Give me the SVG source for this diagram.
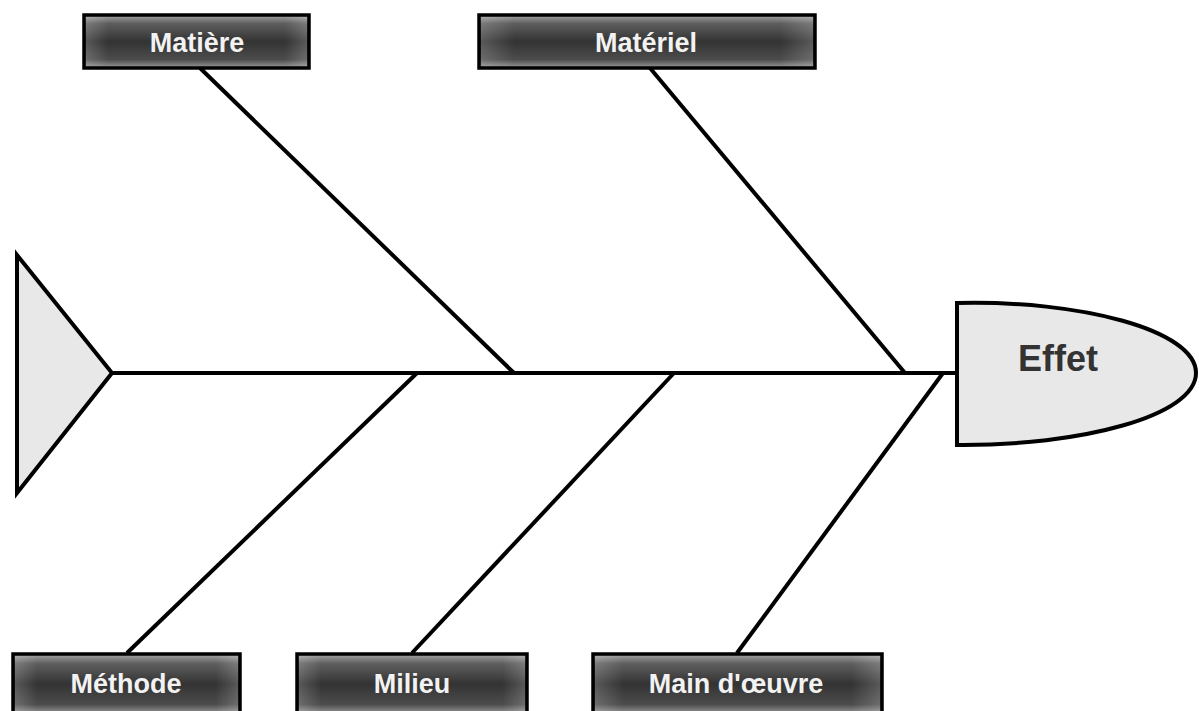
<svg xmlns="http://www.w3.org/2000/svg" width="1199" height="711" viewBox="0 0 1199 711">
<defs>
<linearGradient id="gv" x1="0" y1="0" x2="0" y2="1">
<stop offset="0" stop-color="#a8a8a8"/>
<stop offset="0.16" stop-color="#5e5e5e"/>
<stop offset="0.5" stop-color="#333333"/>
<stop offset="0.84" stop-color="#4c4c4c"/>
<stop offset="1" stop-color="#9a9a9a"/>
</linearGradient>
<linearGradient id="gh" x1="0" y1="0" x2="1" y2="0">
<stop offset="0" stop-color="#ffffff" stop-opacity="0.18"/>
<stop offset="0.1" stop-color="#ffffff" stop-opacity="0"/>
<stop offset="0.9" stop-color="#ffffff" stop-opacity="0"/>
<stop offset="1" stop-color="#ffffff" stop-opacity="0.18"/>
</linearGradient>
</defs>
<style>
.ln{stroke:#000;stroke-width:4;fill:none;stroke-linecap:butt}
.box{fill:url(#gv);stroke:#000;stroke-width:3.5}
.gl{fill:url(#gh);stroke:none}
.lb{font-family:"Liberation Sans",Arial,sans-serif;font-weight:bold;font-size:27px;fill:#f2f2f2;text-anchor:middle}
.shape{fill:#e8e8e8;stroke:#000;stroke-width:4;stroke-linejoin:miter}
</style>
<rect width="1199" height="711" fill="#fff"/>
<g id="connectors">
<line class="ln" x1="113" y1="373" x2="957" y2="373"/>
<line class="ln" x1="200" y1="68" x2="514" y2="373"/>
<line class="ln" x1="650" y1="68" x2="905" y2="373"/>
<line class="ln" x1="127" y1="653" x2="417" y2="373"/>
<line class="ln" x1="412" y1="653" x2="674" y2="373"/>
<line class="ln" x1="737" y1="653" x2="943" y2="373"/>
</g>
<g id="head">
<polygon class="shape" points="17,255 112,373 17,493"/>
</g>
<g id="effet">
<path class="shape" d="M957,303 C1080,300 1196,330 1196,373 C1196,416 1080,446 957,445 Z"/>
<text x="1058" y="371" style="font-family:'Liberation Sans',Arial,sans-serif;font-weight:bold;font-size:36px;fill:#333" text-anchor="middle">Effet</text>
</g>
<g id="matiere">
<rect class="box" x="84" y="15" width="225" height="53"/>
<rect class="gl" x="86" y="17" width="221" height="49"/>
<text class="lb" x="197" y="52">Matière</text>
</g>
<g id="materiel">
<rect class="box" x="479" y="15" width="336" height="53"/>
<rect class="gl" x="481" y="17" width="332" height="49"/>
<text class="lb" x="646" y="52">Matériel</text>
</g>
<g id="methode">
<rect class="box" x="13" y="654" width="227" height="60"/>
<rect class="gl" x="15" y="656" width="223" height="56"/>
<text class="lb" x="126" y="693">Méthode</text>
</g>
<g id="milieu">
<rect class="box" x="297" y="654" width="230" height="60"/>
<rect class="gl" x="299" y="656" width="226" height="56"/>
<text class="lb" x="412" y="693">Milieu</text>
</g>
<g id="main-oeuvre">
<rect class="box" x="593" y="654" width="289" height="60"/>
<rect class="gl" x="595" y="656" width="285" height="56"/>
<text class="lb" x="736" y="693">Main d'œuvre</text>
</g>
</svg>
================================
=== Goal ===
Print the full listing exactly, dropping the pictures.

=== Answer for the task ===
Give me the SVG source for this diagram.
<svg xmlns="http://www.w3.org/2000/svg" width="1199" height="711" viewBox="0 0 1199 711">
<defs>
<linearGradient id="gv" x1="0" y1="0" x2="0" y2="1">
<stop offset="0" stop-color="#a8a8a8"/>
<stop offset="0.16" stop-color="#5e5e5e"/>
<stop offset="0.5" stop-color="#333333"/>
<stop offset="0.84" stop-color="#4c4c4c"/>
<stop offset="1" stop-color="#9a9a9a"/>
</linearGradient>
<linearGradient id="gh" x1="0" y1="0" x2="1" y2="0">
<stop offset="0" stop-color="#ffffff" stop-opacity="0.18"/>
<stop offset="0.1" stop-color="#ffffff" stop-opacity="0"/>
<stop offset="0.9" stop-color="#ffffff" stop-opacity="0"/>
<stop offset="1" stop-color="#ffffff" stop-opacity="0.18"/>
</linearGradient>
</defs>
<style>
.ln{stroke:#000;stroke-width:4;fill:none;stroke-linecap:butt}
.box{fill:url(#gv);stroke:#000;stroke-width:3.5}
.gl{fill:url(#gh);stroke:none}
.lb{font-family:"Liberation Sans",Arial,sans-serif;font-weight:bold;font-size:27px;fill:#f2f2f2;text-anchor:middle}
.shape{fill:#e8e8e8;stroke:#000;stroke-width:4;stroke-linejoin:miter}
</style>
<rect width="1199" height="711" fill="#fff"/>
<g id="connectors">
<line class="ln" x1="113" y1="373" x2="957" y2="373"/>
<line class="ln" x1="200" y1="68" x2="514" y2="373"/>
<line class="ln" x1="650" y1="68" x2="905" y2="373"/>
<line class="ln" x1="127" y1="653" x2="417" y2="373"/>
<line class="ln" x1="412" y1="653" x2="674" y2="373"/>
<line class="ln" x1="737" y1="653" x2="943" y2="373"/>
</g>
<g id="head">
<polygon class="shape" points="17,255 112,373 17,493"/>
</g>
<g id="effet">
<path class="shape" d="M957,303 C1080,300 1196,330 1196,373 C1196,416 1080,446 957,445 Z"/>
<text x="1058" y="371" style="font-family:'Liberation Sans',Arial,sans-serif;font-weight:bold;font-size:36px;fill:#333" text-anchor="middle">Effet</text>
</g>
<g id="matiere">
<rect class="box" x="84" y="15" width="225" height="53"/>
<rect class="gl" x="86" y="17" width="221" height="49"/>
<text class="lb" x="197" y="52">Matière</text>
</g>
<g id="materiel">
<rect class="box" x="479" y="15" width="336" height="53"/>
<rect class="gl" x="481" y="17" width="332" height="49"/>
<text class="lb" x="646" y="52">Matériel</text>
</g>
<g id="methode">
<rect class="box" x="13" y="654" width="227" height="60"/>
<rect class="gl" x="15" y="656" width="223" height="56"/>
<text class="lb" x="126" y="693">Méthode</text>
</g>
<g id="milieu">
<rect class="box" x="297" y="654" width="230" height="60"/>
<rect class="gl" x="299" y="656" width="226" height="56"/>
<text class="lb" x="412" y="693">Milieu</text>
</g>
<g id="main-oeuvre">
<rect class="box" x="593" y="654" width="289" height="60"/>
<rect class="gl" x="595" y="656" width="285" height="56"/>
<text class="lb" x="736" y="693">Main d'œuvre</text>
</g>
</svg>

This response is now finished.